Ukraine’s much-anticipated late-spring offensive has turned into an early-winter stalemate. Its forces are now digging in along a 1,000-kilometer front while Russia, with advantages in personnel and weapons, attempts to seize chunks of territory before the deep snow sets in. Predictably, the different parties—Washington, Brussels, Kyiv—are blaming one another. Ukraine’s remarkable spirit of unity in the first year of the crisis has faded, and latent divisions in the government are cracking open. Germany’s promised military buildup has badly lagged. Nationalist governments in frontline countries—Poland, Hungary, Slovakia—are allowing truckers to prevent badly needed supplies from entering Ukraine. Hungary, the Ted Cruz of the European Union, is threatening to veto the next EU aid package of 50 billion euros. Western aid this year—half American, half European—has steadily dwindled, down 87 percent from 2022, and in recent months the Ukrainian army has had to ration supplies.

The brigade intelligence officer, Major Vladimir (he asked that I withhold his surname), described the consequences on the battlefield in eastern Ukraine. In a war largely fought with artillery, Russians fire at least three times more shells than Ukraine does.

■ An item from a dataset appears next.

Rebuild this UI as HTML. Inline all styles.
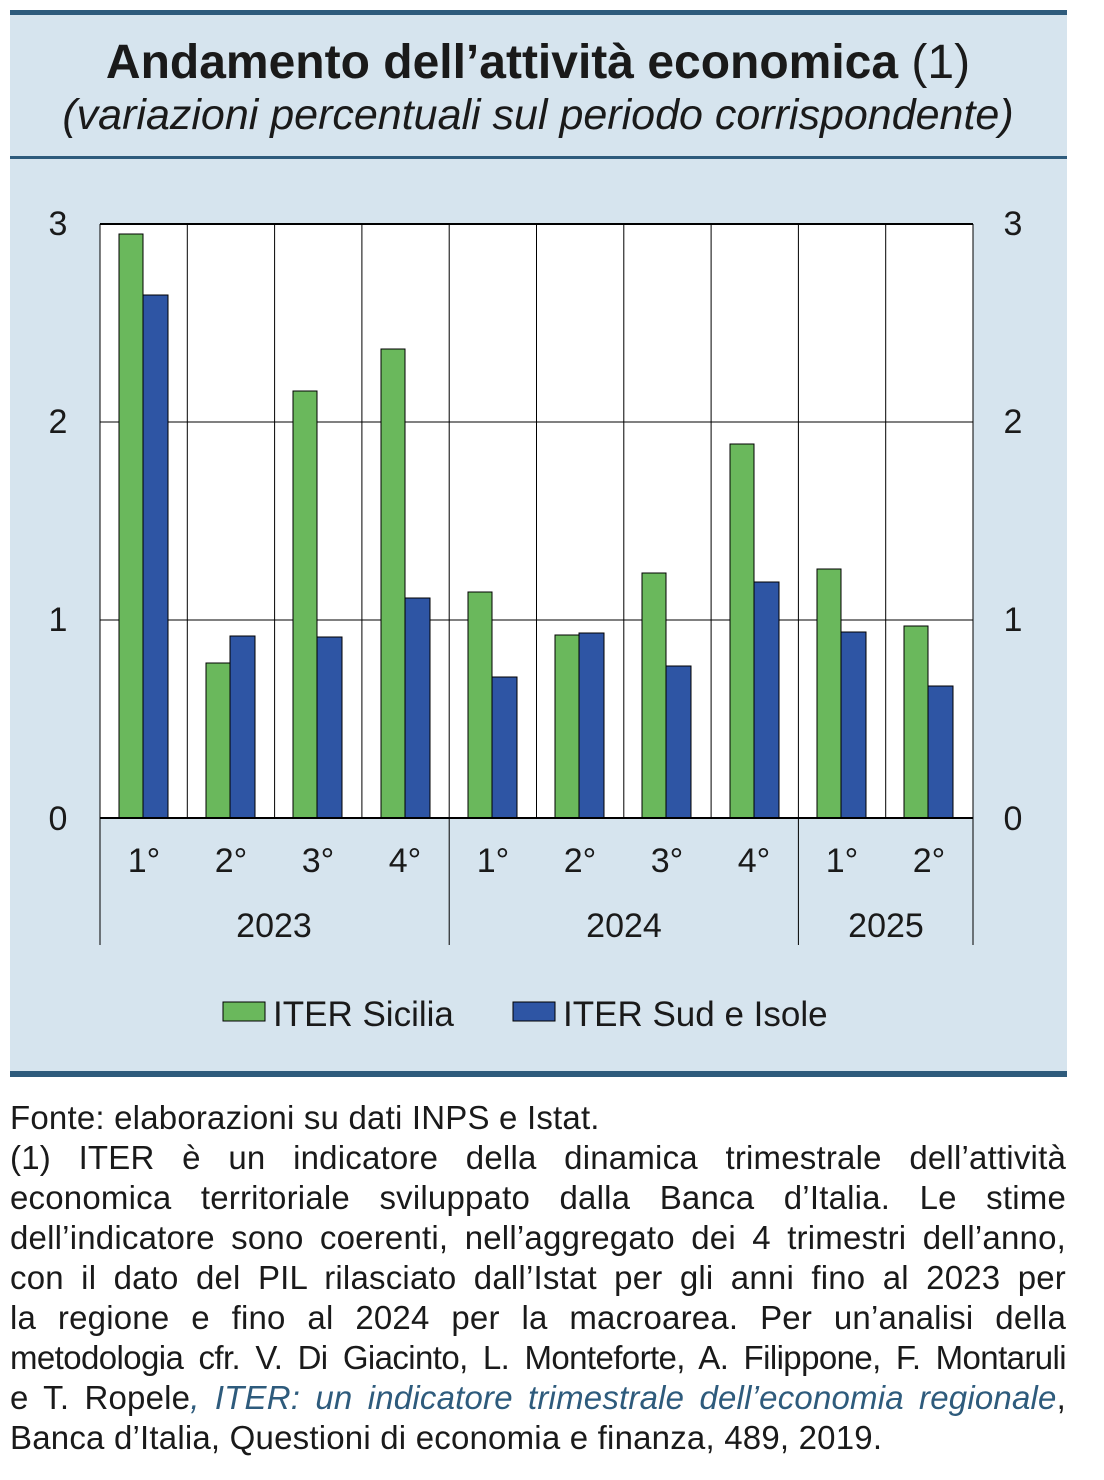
<!DOCTYPE html>
<html><head><meta charset="utf-8"><style>
body{margin:0;width:1104px;height:1480px;background:#fff;font-family:"Liberation Sans",sans-serif;position:relative;overflow:hidden}
.ft{position:absolute;left:10px;width:1056px;font-size:33px;letter-spacing:0.2px;color:#1a1a1a;line-height:40px}
.ft div{text-align:justify;text-align-last:justify;white-space:nowrap}
.ft div.l{text-align-last:left}
</style></head><body>
<svg width="1104" height="1090" style="position:absolute;left:0;top:0" font-family="Liberation Sans, sans-serif">
<rect x="10" y="12" width="1057" height="1064" fill="#d6e4ee"/>
<rect x="10" y="10" width="1057" height="5" fill="#2e5b7c"/>
<rect x="10" y="156" width="1057" height="3" fill="#2e5b7c"/>
<rect x="10" y="1071" width="1057" height="6" fill="#2e5b7c"/>
<text x="538" y="78" text-anchor="middle" font-size="48" font-weight="bold" fill="#1a1a1a">Andamento dell’attività economica <tspan font-weight="normal">(1)</tspan></text>
<text x="538" y="129" text-anchor="middle" font-size="43" font-style="italic" fill="#1a1a1a">(variazioni percentuali sul periodo corrispondente)</text>
<rect x="100" y="224" width="873" height="594" fill="#fff"/>
<g stroke="#000" stroke-width="1">
<line x1="100" y1="422" x2="973" y2="422"/><line x1="100" y1="620" x2="973" y2="620"/>
<line x1="187.3" y1="224" x2="187.3" y2="818"/><line x1="274.6" y1="224" x2="274.6" y2="818"/><line x1="361.9" y1="224" x2="361.9" y2="818"/><line x1="449.2" y1="224" x2="449.2" y2="945"/><line x1="536.5" y1="224" x2="536.5" y2="818"/><line x1="623.8" y1="224" x2="623.8" y2="818"/><line x1="711.1" y1="224" x2="711.1" y2="818"/><line x1="798.4" y1="224" x2="798.4" y2="945"/><line x1="885.7" y1="224" x2="885.7" y2="818"/>
<line x1="100" y1="224" x2="100" y2="945"/><line x1="973" y1="224" x2="973" y2="945"/>
</g>
<line x1="100" y1="224" x2="973" y2="224" stroke="#000" stroke-width="2"/>
<g stroke="#000" stroke-width="1">
<rect x="119" y="234" width="24" height="584" fill="#6ab85c"/><rect x="143" y="295" width="25" height="523" fill="#2e55a4"/>
<rect x="206" y="663" width="24" height="155" fill="#6ab85c"/><rect x="230" y="636" width="25" height="182" fill="#2e55a4"/>
<rect x="293" y="391" width="24" height="427" fill="#6ab85c"/><rect x="317" y="637" width="25" height="181" fill="#2e55a4"/>
<rect x="381" y="349" width="24" height="469" fill="#6ab85c"/><rect x="405" y="598" width="25" height="220" fill="#2e55a4"/>
<rect x="468" y="592" width="24" height="226" fill="#6ab85c"/><rect x="492" y="677" width="25" height="141" fill="#2e55a4"/>
<rect x="555" y="635" width="24" height="183" fill="#6ab85c"/><rect x="579" y="633" width="25" height="185" fill="#2e55a4"/>
<rect x="642" y="573" width="24" height="245" fill="#6ab85c"/><rect x="666" y="666" width="25" height="152" fill="#2e55a4"/>
<rect x="730" y="444" width="24" height="374" fill="#6ab85c"/><rect x="754" y="582" width="25" height="236" fill="#2e55a4"/>
<rect x="817" y="569" width="24" height="249" fill="#6ab85c"/><rect x="841" y="632" width="25" height="186" fill="#2e55a4"/>
<rect x="904" y="626" width="24" height="192" fill="#6ab85c"/><rect x="928" y="686" width="25" height="132" fill="#2e55a4"/>
</g>
<line x1="100" y1="818" x2="973" y2="818" stroke="#000" stroke-width="2"/>
<g font-size="34" fill="#1a1a1a" text-anchor="middle">
<text x="58" y="235">3</text><text x="58" y="433">2</text><text x="58" y="631">1</text><text x="58" y="830">0</text>
<text x="1013" y="235">3</text><text x="1013" y="433">2</text><text x="1013" y="631">1</text><text x="1013" y="830">0</text>
<text x="144" y="872">1°</text><text x="231" y="872">2°</text><text x="318" y="872">3°</text><text x="405" y="872">4°</text>
<text x="493" y="872">1°</text><text x="580" y="872">2°</text><text x="667" y="872">3°</text><text x="754" y="872">4°</text>
<text x="842" y="872">1°</text><text x="929" y="872">2°</text>
<text x="274" y="937">2023</text><text x="624" y="937">2024</text><text x="886" y="937">2025</text>
</g>
<rect x="223" y="1002" width="42" height="19" fill="#6ab85c" stroke="#000"/>
<rect x="513" y="1002" width="42" height="19" fill="#2e55a4" stroke="#000"/>
<g font-size="35" fill="#1a1a1a"><text x="273" y="1026">ITER Sicilia</text><text x="563" y="1026">ITER Sud e Isole</text></g>
</svg>
<div class="ft" style="top:1098px">
<div class="l">Fonte: elaborazioni su dati INPS e Istat.</div>
<div>(1) ITER è un indicatore della dinamica trimestrale dell’attività</div>
<div>economica territoriale sviluppato dalla Banca d’Italia. Le stime</div>
<div>dell’indicatore sono coerenti, nell’aggregato dei 4 trimestri dell’anno,</div>
<div>con il dato del PIL rilasciato dall’Istat per gli anni fino al 2023 per</div>
<div>la regione e fino al 2024 per la macroarea. Per un’analisi della</div>
<div style="letter-spacing:-0.6px">metodologia cfr. V. Di Giacinto, L. Monteforte, A. Filippone, F. Montaruli</div>
<div>e T. Ropele<i style="color:#2e5b7c">, ITER: un indicatore trimestrale dell’economia regionale</i>,</div>
<div class="l">Banca d’Italia, Questioni di economia e finanza, 489, 2019.</div>
</div>
</body></html>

Ukrainian soldiers who spot enemy troops digging fortifications or transporting munitions can’t fire more than one or two Howitzer rounds before they have to stop. The Russians “feel like they can walk around as if it’s their own house,” the major told me. “Anything that America stops giving has a result in lives of Ukrainian soldiers. No matter how well we fight, we have to fight with something.” Only metal things can stop metal things.

Eric Ciaramella, a former Ukraine expert at the CIA and the National Security Council, now at the Carnegie Endowment, returned from Kyiv this week. “It’s not that they feel abandoned,” he said of the Ukraine officials he’d met. “They feel the wheels are coming off. Partly they worry that the West had unrealistic expectations of the counteroffensive, that politics has intervened, the Middle East has distracted attention. And then these old ways of thinking about trying to work it out with the Russians—they haven’t completely gone away. Many in the West haven’t made a conceptual turn to realizing there’s no way of going back to business as usual: ‘You, the United States and Europe, haven’t decided really, in your heart of hearts, that you want Russia defeated.’”

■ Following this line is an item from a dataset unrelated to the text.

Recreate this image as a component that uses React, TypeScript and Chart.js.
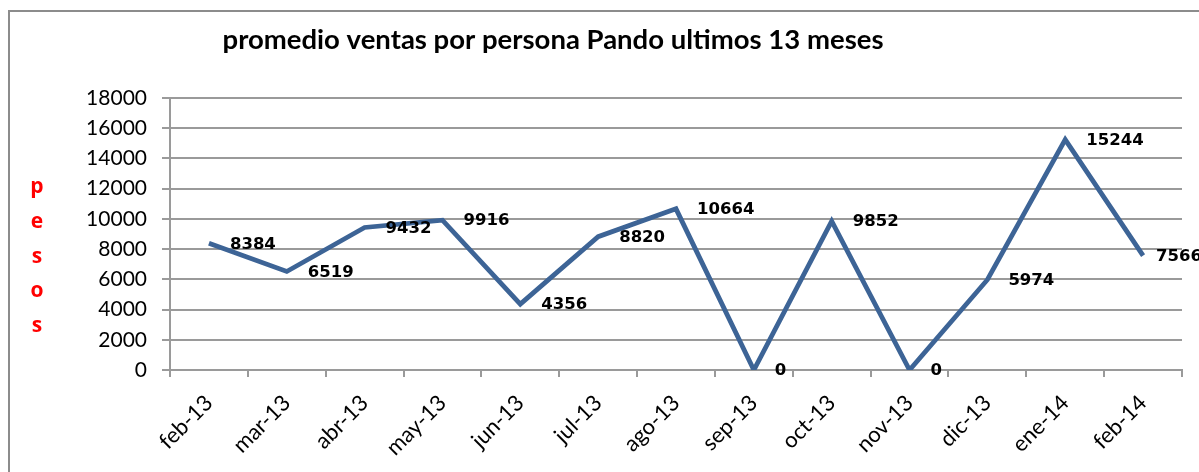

While Russia turns to a war economy and accelerates industrial production, the U.S. has done little to prepare for a long war in Ukraine. A pair of factories in Pennsylvania continue to make all the 155-mm artillery shells that have become Ukraine’s essential munitions. A new factory, with about 150 jobs, is planned for Mesquite, Texas, over the opposition of the district’s Republican congressman, who would end all Ukraine aid. (Someone should tell politicians like him that 90 percent of the aid money is spent in the U.S.) The Pentagon plans to increase production from the current 30,000 shells a month to 90,000 or 100,000 in 2025. Russia is on track to produce 2 million a year. Along with its material advantage in artillery, it has grown sophisticated on the battlefield at drone and electronic warfare. The long story of American deindustrialization has made answering the threat from Russia difficult. Political polarization makes it almost impossible.

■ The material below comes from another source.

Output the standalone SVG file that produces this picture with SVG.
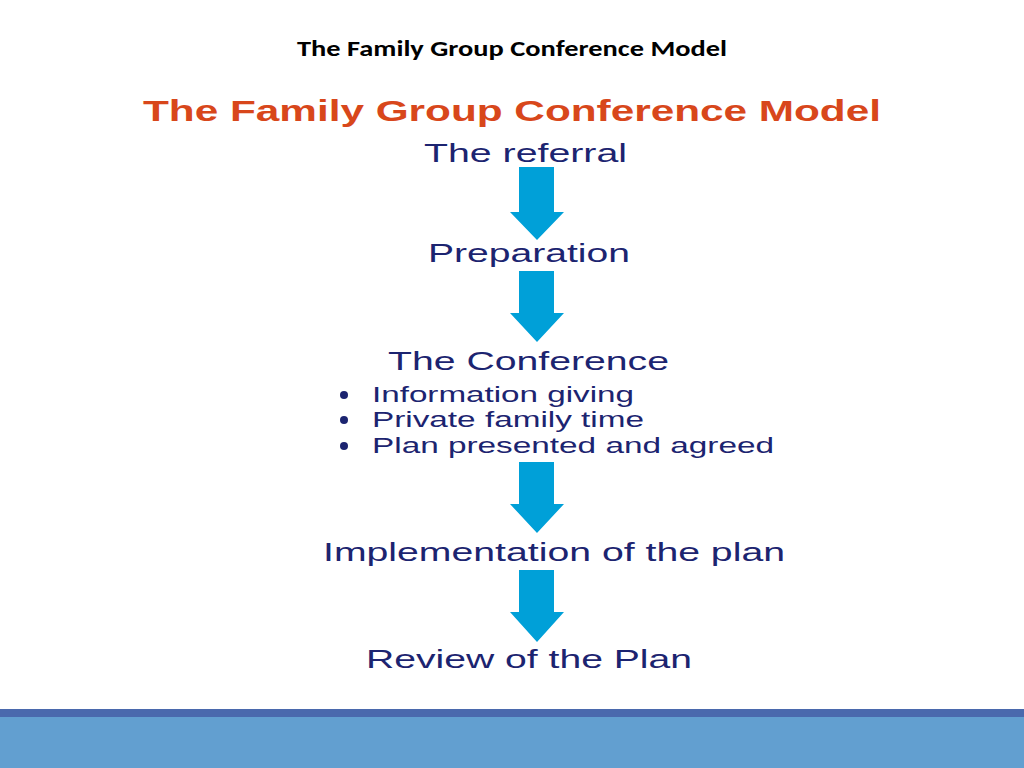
<svg xmlns="http://www.w3.org/2000/svg" width="1024" height="768" viewBox="0 0 1024 768">
<defs><style>
.t{font-family:"Liberation Sans",Arial,sans-serif;fill:#1c2470}
.a{fill:#00a0d8}
</style></defs>
<rect width="1024" height="768" fill="#fff"/>
<text x="512" y="56" text-anchor="middle" font-family="Carlito,'Liberation Sans',sans-serif" font-weight="bold" font-size="22" textLength="430" lengthAdjust="spacingAndGlyphs">The Family Group Conference Model</text>
<text x="143" y="121" font-family="'Liberation Sans',Arial,sans-serif" font-weight="bold" font-size="29" fill="#d8471b" textLength="738" lengthAdjust="spacingAndGlyphs">The Family Group Conference Model</text>
<g id="n1"><text class="t" x="424" y="162" font-size="26" textLength="203" lengthAdjust="spacingAndGlyphs">The referral</text></g>
<g id="n2"><text class="t" x="428" y="262" font-size="26" textLength="202" lengthAdjust="spacingAndGlyphs">Preparation</text></g>
<g id="n3">
<text class="t" x="388" y="370" font-size="26" textLength="281" lengthAdjust="spacingAndGlyphs">The Conference</text>
<g font-size="22">
<circle cx="344" cy="395" r="4" fill="#1c2470"/><text class="t" x="372" y="402" textLength="262" lengthAdjust="spacingAndGlyphs">Information giving</text>
<circle cx="344" cy="420" r="4" fill="#1c2470"/><text class="t" x="372" y="427" textLength="272" lengthAdjust="spacingAndGlyphs">Private family time</text>
<circle cx="344" cy="446" r="4" fill="#1c2470"/><text class="t" x="372" y="453" textLength="402" lengthAdjust="spacingAndGlyphs">Plan presented and agreed</text>
</g></g>
<g id="n4"><text class="t" x="323" y="561" font-size="26" textLength="462" lengthAdjust="spacingAndGlyphs">Implementation of the plan</text></g>
<g id="n5"><text class="t" x="366" y="668" font-size="26" textLength="326" lengthAdjust="spacingAndGlyphs">Review of the Plan</text></g>
<g id="connectors">
<polygon class="a" points="519,167 554,167 554,212 564,212 537,240 510,212 519,212"/>
<polygon class="a" points="519,271 554,271 554,313 564,313 537,342 510,313 519,313"/>
<polygon class="a" points="519,462 554,462 554,504 564,504 537,533 510,504 519,504"/>
<polygon class="a" points="519,570 554,570 554,612 564,612 537,642 510,612 519,612"/>
</g>
<rect x="0" y="709" width="1024" height="8" fill="#4a69ad"/>
<rect x="0" y="717" width="1024" height="51" fill="#629fd0"/>
</svg>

The Biden administration never leveled with the American public about the likely difficulty and duration of the war. Now, when Republicans demand a plan for victory, the White House can’t provide one. Senator Michael Bennet, a Democrat from Colorado, told me that at least a dozen Republican senators will never vote for Ukraine aid; only about 10, including Minority Leader Mitch McConnell, support it. “And then a bunch of people in between could take it or leave it and have said their price for funding it is to do something on the border.” Even McConnell, a passionate advocate for Ukraine, insists that any aid package include measures for border security. In the House, a majority of Republicans—descendants of the isolationists who opposed lending destroyers to Britain in 1940—will vote against any aid for Ukraine. Some Democrats would oppose a new package that includes hard-line provisions for border security and military aid for Israel. In other words, Ukraine’s fight for survival, which unified Americans in 2022, has been sucked into the vortex of our terrible politics.

“The president himself needs to be involved in these negotiations,” Bennet said, his voice rising with uncharacteristic urgency. “He needs to be explaining to the Congress and the American people how important this is.” And, Bennet added, there needs to be an honest discussion of what the battlefield actually looks like. “People should be astonished that Ukraine has been able to achieve a stalemate, and grateful for that.”

            It’s hard to argue for funding an apparent stalemate. With the Republican base turning against Ukraine and the party’s leader an outright Putin ally, a realistic assessment of the war will be distorted as proof of its futility. But the war is not at all futile. Ukraine has held off, and in some places turned back, a far larger and more powerful aggressor. In doing so it has galvanized and expanded NATO. In 2024, with Western help, it can learn from the disappointments of the past year and consolidate its positions while inflicting significant damage on Russia’s military capacity. Ukraine has also shown the world, in a time of surging authoritarianism, that democracy can stand up to the most concentrated onslaught of despotic power. This war’s importance shouldn’t be measured by a tiny percentage of the U.S. budget, or Ukraine’s success by square miles of territory. Our aid amounts to the best deal possible: some metal things in exchange for the prospect of a more decent world.

“It’s so simple—that’s why I’m hopeful,” Yuriy Matsarsky, the volunteer soldier, said. “I want to believe that the United States will not stop supporting us, will not stop the military aid for our common cause. Because it’s really our common cause. It’s a war for our common future.”